- [STATED PROBLEM]: Copy only what lies from the line containing "Write a Python" through the line containing "ax = fig.add_axes([0.146, 0.115, 0.719, 0.778])" in the entries below, keeping both end lines exact and dropping every picture.

- [DATA RECORDS]:
════════════════════

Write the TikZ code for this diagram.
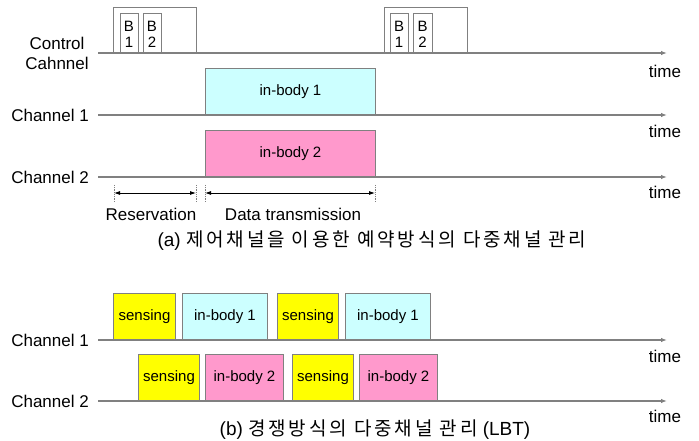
\documentclass[tikz,border=0pt]{standalone}
\usepackage{fontspec}
\setmainfont{Liberation Sans}
\newfontfamily\kr[LetterSpace=15]{Noto Sans CJK KR}
\usetikzlibrary{arrows.meta}
\definecolor{ln}{HTML}{808080}
\definecolor{cy}{HTML}{CCFFFF}
\definecolor{pk}{HTML}{FF99CC}
\definecolor{ye}{HTML}{FFFF00}
\tikzset{
  axis/.style={draw=ln, line width=1.3pt, -{Latex[length=6pt,width=4.5pt]}},
  frame/.style={draw=ln, line width=1pt},
  slot/.style={draw=ln, line width=1pt},
  lbl/.style={font=\fontsize{17}{19}\selectfont, inner sep=0pt},
  captxt/.style={font=\fontsize{19}{21}\selectfont, inner sep=0pt},
  boxtxt/.style={font=\fontsize{15}{17}\selectfont, inner sep=0pt},
  btxt/.style={font=\fontsize{15}{17}\selectfont, inner sep=0pt, align=center},
  dimline/.style={draw=black, line width=0.8pt, {Latex[length=6pt,width=4pt]}-{Latex[length=6pt,width=4pt]}},
  tick/.style={draw=ln, line width=0.8pt, densely dotted},
}
\begin{document}
\begin{tikzpicture}[x=1pt,y=-1pt]
\useasboundingbox (0,0) rectangle (699,441);
% ---------- (a) ----------
% control channel
\coordinate (c0) at (98,53); \coordinate (c1) at (667,53);
\draw[frame] (113,53) |- (196,8) -- (196,53);
\draw[slot] (120,53) |- (138,14) -- (138,53);
\draw[slot] (143,53) |- (161,14) -- (161,53);
\node[btxt] (cb1) at (129,34) {B\\[-1pt]1};
\node[btxt] (cb2) at (152,34) {B\\[-1pt]2};
\draw[frame] (384,53) |- (467,8) -- (467,53);
\draw[slot] (390,53) |- (408,14) -- (408,53);
\draw[slot] (413,53) |- (432,14) -- (432,53);
\node[btxt] (cb3) at (399,34) {B\\[-1pt]1};
\node[btxt] (cb4) at (422.5,34) {B\\[-1pt]2};
\draw[axis] (c0) -- (c1);
\node[lbl] (tc) at (665,71) {time};
\node[lbl, align=center] (lc) at (57,53) {Control\\[1pt]Cahnnel};
% channel 1
\node[slot, fill=cy, minimum width=170pt, minimum height=46pt, anchor=south west, inner sep=0pt] (ib1) at (205,115) {};
\node[boxtxt] at (ib1.center) {in-body 1};
\coordinate (a10) at (98,115); \coordinate (a11) at (667,115);
\draw[axis] (a10) -- (a11);
\node[lbl] (t1) at (665,131) {time};
\node[lbl, anchor=east] (l1) at (89,115) {Channel 1};
% channel 2
\node[slot, fill=pk, minimum width=170pt, minimum height=46pt, anchor=south west, inner sep=0pt] (ib2) at (205,177) {};
\node[boxtxt] at (ib2.center) {in-body 2};
\coordinate (a20) at (98,177); \coordinate (a21) at (667,177);
\draw[axis] (a20) -- (a21);
\node[lbl] (t2) at (665,192) {time};
\node[lbl, anchor=east] (l2) at (89,177) {Channel 2};
% dimension
\coordinate (d1t) at (114,185); \coordinate (d1b) at (114,202);
\coordinate (d2t) at (196,185); \coordinate (d2b) at (196,202);
\coordinate (d3t) at (205,185); \coordinate (d3b) at (205,202);
\coordinate (d4t) at (375,185); \coordinate (d4b) at (375,202);
\draw[tick] (d1t) -- (d1b); \draw[tick] (d2t) -- (d2b);
\draw[tick] (d3t) -- (d3b); \draw[tick] (d4t) -- (d4b);
\draw[dimline] (114,193) -- (196,193);
\draw[dimline] (205,193) -- (375,193);
\node[lbl] (res) at (151,214) {Reservation};
\node[lbl] (dt) at (293,214) {Data transmission};
\node[captxt] (capa) at (372,241) {(a) {\kr 제어채널을 이용한 예약방식의 다중채널 관리}};
% ---------- (b) ----------
\tikzset{pb/.style={slot, minimum height=46pt, anchor=south west, inner sep=0pt}}
\node[pb, fill=ye, minimum width=62pt] (s11) at (113,340) {};
\node[boxtxt] at (s11.center) {sensing};
\node[pb, fill=cy, minimum width=85pt] (b11) at (182,340) {};
\node[boxtxt] at (b11.center) {in-body 1};
\node[pb, fill=ye, minimum width=61pt] (s12) at (277,340) {};
\node[boxtxt] at (s12.center) {sensing};
\node[pb, fill=cy, minimum width=85pt] (b12) at (345,340) {};
\node[boxtxt] at (b12.center) {in-body 1};
\coordinate (b10) at (98,340); \coordinate (b1e) at (667,340);
\draw[axis] (b10) -- (b1e);
\node[lbl] (tb1) at (665,356) {time};
\node[lbl, anchor=east] (lb1) at (89,340) {Channel 1};
\node[pb, fill=ye, minimum width=61pt] (s21) at (138,401) {};
\node[boxtxt] at (s21.center) {sensing};
\node[pb, fill=pk, minimum width=78pt] (b21) at (205,401) {};
\node[boxtxt] at (b21.center) {in-body 2};
\node[pb, fill=ye, minimum width=61pt] (s22) at (292,401) {};
\node[boxtxt] at (s22.center) {sensing};
\node[pb, fill=pk, minimum width=78pt] (b22) at (359,401) {};
\node[boxtxt] at (b22.center) {in-body 2};
\coordinate (b20) at (98,401); \coordinate (b2e) at (667,401);
\draw[axis] (b20) -- (b2e);
\node[lbl] (tb2) at (665,416) {time};
\node[lbl, anchor=east] (lb2) at (89,401) {Channel 2};
\node[captxt] (capb) at (375,430) {(b) {\kr 경쟁방식의 다중채널 관리} (LBT)};
\end{tikzpicture}
\end{document}
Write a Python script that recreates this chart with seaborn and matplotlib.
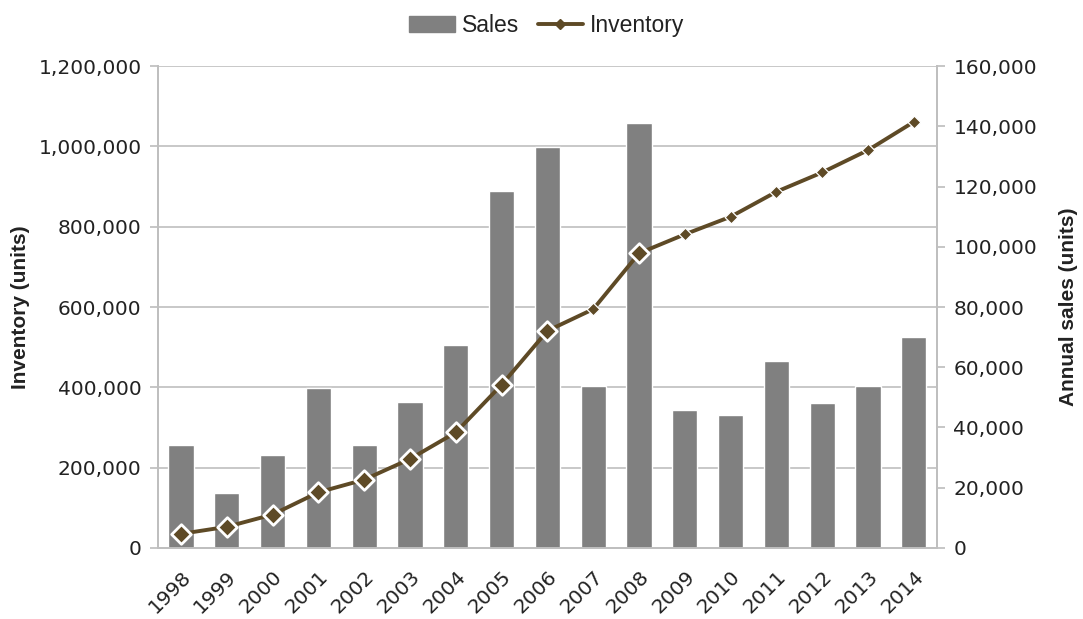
import matplotlib.pyplot as plt
import matplotlib.ticker as mticker
from matplotlib.patches import Patch
from matplotlib.lines import Line2D
import numpy as np
import pandas as pd
import seaborn as sns

years = [1998, 1999, 2000, 2001, 2002, 2003, 2004, 2005, 2006,
         2007, 2008, 2009, 2010, 2011, 2012, 2013, 2014]
sales = [34000, 18300, 30900, 53200, 34000, 48400, 67400, 118600, 133300,
         53900, 141200, 45900, 44200, 62200, 48100, 53900, 70200]
inventory = [34800, 52300, 82900, 138300, 169900, 221400, 287600, 406300, 540700,
             594700, 734000, 781200, 825000, 887300, 935500, 991000, 1061400]
outlined_years = [1998, 1999, 2000, 2001, 2002, 2003, 2004, 2005, 2006, 2008]

df = pd.DataFrame({"year": [str(y) for y in years], "pos": np.arange(len(years)),
                   "sales": sales, "inventory": inventory})
df["outlined"] = [y in outlined_years for y in years]

sns.set_theme(style="white")
plt.rcParams['font.family'] = ['DejaVu Sans']

bar_color = "#808080"
line_color = "#5E4A26"
grid_color = "#BFBFBF"
text_color = "#222222"
narrow = ['Liberation Sans Narrow', 'Liberation Sans', 'DejaVu Sans']

fig = plt.figure(figsize=(10.83, 6.19), dpi=100)
ax = fig.add_axes([0.146, 0.115, 0.719, 0.778])

# left axis: inventory scale + gridlines
ax.set_ylim(0, 1200000)
ax.set_yticks(np.arange(0, 1200001, 200000))
ax.yaxis.set_major_formatter(mticker.StrMethodFormatter("{x:,.0f}"))
ax.grid(axis="y", color=grid_color, linewidth=1.2)
ax.set_axisbelow(True)
ax.set_ylabel("Inventory (units)", fontsize=15, fontweight="bold", family=narrow,
              labelpad=6, color=text_color)

# right axis: sales bars
ax2 = ax.twinx()
sns.barplot(data=df, x="pos", y="sales", ax=ax2, color=bar_color, width=0.55,
            saturation=1, native_scale=False)
ax2.set_ylim(0, 160000)
ax2.set_yticks(np.arange(0, 160001, 20000))
ax2.yaxis.set_major_formatter(mticker.StrMethodFormatter("{x:,.0f}"))
ax2.set_ylabel("Annual sales (units)", fontsize=15, fontweight="bold", family=narrow,
               labelpad=16, color=text_color)
ax2.grid(False)

# top layer: inventory line on left scale
ax3 = ax.twinx()
sns.lineplot(data=df, x="pos", y="inventory", ax=ax3, color=line_color, linewidth=2.8)
sns.scatterplot(data=df[df["outlined"]], x="pos", y="inventory", ax=ax3, marker="D",
                s=100, color=line_color, edgecolor="white", linewidth=2.0, zorder=5)
sns.scatterplot(data=df[~df["outlined"]], x="pos", y="inventory", ax=ax3, marker="D",
                s=42, color=line_color, edgecolor="white", linewidth=0.9, zorder=5)
ax3.set_ylim(0, 1200000)
ax3.set_yticks([])
ax3.set_ylabel("")
ax3.grid(False)

ax.set_xlim(-0.5, len(years) - 0.5)
ax.set_xticks(df["pos"])
ax.set_xticklabels(df["year"], rotation=45, ha="right", rotation_mode="anchor")
ax.set_xlabel("")
ax2.set_xlabel("")
ax3.set_xlabel("")

for a in (ax, ax2, ax3):
    a.spines["top"].set_visible(False)
    for side in ("left", "right", "bottom"):
        a.spines[side].set_color(grid_color)
        a.spines[side].set_linewidth(1.2)

ax.tick_params(axis="y", which="both", left=True, length=6, color=grid_color,
               labelsize=14.5, labelcolor=text_color, pad=6)
ax.tick_params(axis="x", bottom=False, labelsize=14.5, labelcolor=text_color, pad=8)
ax2.tick_params(axis="y", right=True, length=6, color=grid_color,
                labelsize=14.5, labelcolor=text_color, pad=6)

handles = [Patch(facecolor=bar_color, edgecolor=bar_color, label="Sales"),
           Line2D([0], [0], color=line_color, linewidth=2.8, marker="D", markersize=5,
                  label="Inventory")]
fig.legend(handles=handles, loc="upper center", bbox_to_anchor=(0.505, 1.01), ncol=2,
           frameon=False, prop={"family": narrow, "size": 16.5}, handlelength=2.0,
           columnspacing=0.8, handletextpad=0.3, labelcolor=text_color)

fig.savefig("out.png", dpi=100)
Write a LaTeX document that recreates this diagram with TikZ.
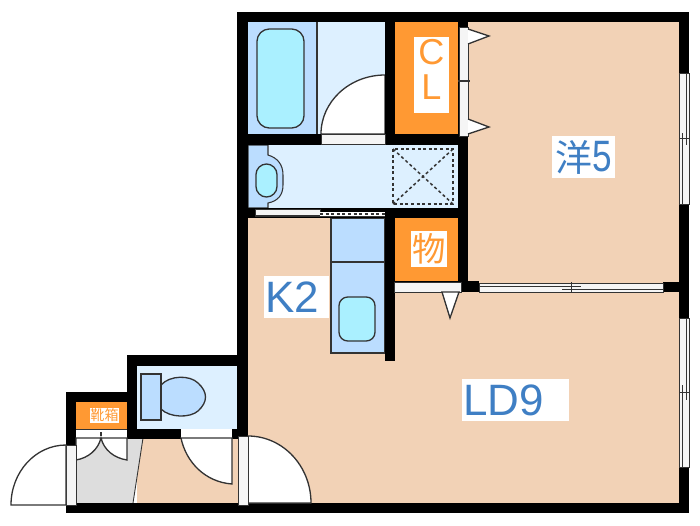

════════════════════

- [REPLY TO THE EXERCISE]:
Write a Python script that recreates this chart with seaborn and matplotlib.
import matplotlib.pyplot as plt
import matplotlib.ticker as mticker
from matplotlib.patches import Patch
from matplotlib.lines import Line2D
import numpy as np
import pandas as pd
import seaborn as sns

years = [1998, 1999, 2000, 2001, 2002, 2003, 2004, 2005, 2006,
         2007, 2008, 2009, 2010, 2011, 2012, 2013, 2014]
sales = [34000, 18300, 30900, 53200, 34000, 48400, 67400, 118600, 133300,
         53900, 141200, 45900, 44200, 62200, 48100, 53900, 70200]
inventory = [34800, 52300, 82900, 138300, 169900, 221400, 287600, 406300, 540700,
             594700, 734000, 781200, 825000, 887300, 935500, 991000, 1061400]
outlined_years = [1998, 1999, 2000, 2001, 2002, 2003, 2004, 2005, 2006, 2008]

df = pd.DataFrame({"year": [str(y) for y in years], "pos": np.arange(len(years)),
                   "sales": sales, "inventory": inventory})
df["outlined"] = [y in outlined_years for y in years]

sns.set_theme(style="white")
plt.rcParams['font.family'] = ['DejaVu Sans']

bar_color = "#808080"
line_color = "#5E4A26"
grid_color = "#BFBFBF"
text_color = "#222222"
narrow = ['Liberation Sans Narrow', 'Liberation Sans', 'DejaVu Sans']

fig = plt.figure(figsize=(10.83, 6.19), dpi=100)
ax = fig.add_axes([0.146, 0.115, 0.719, 0.778])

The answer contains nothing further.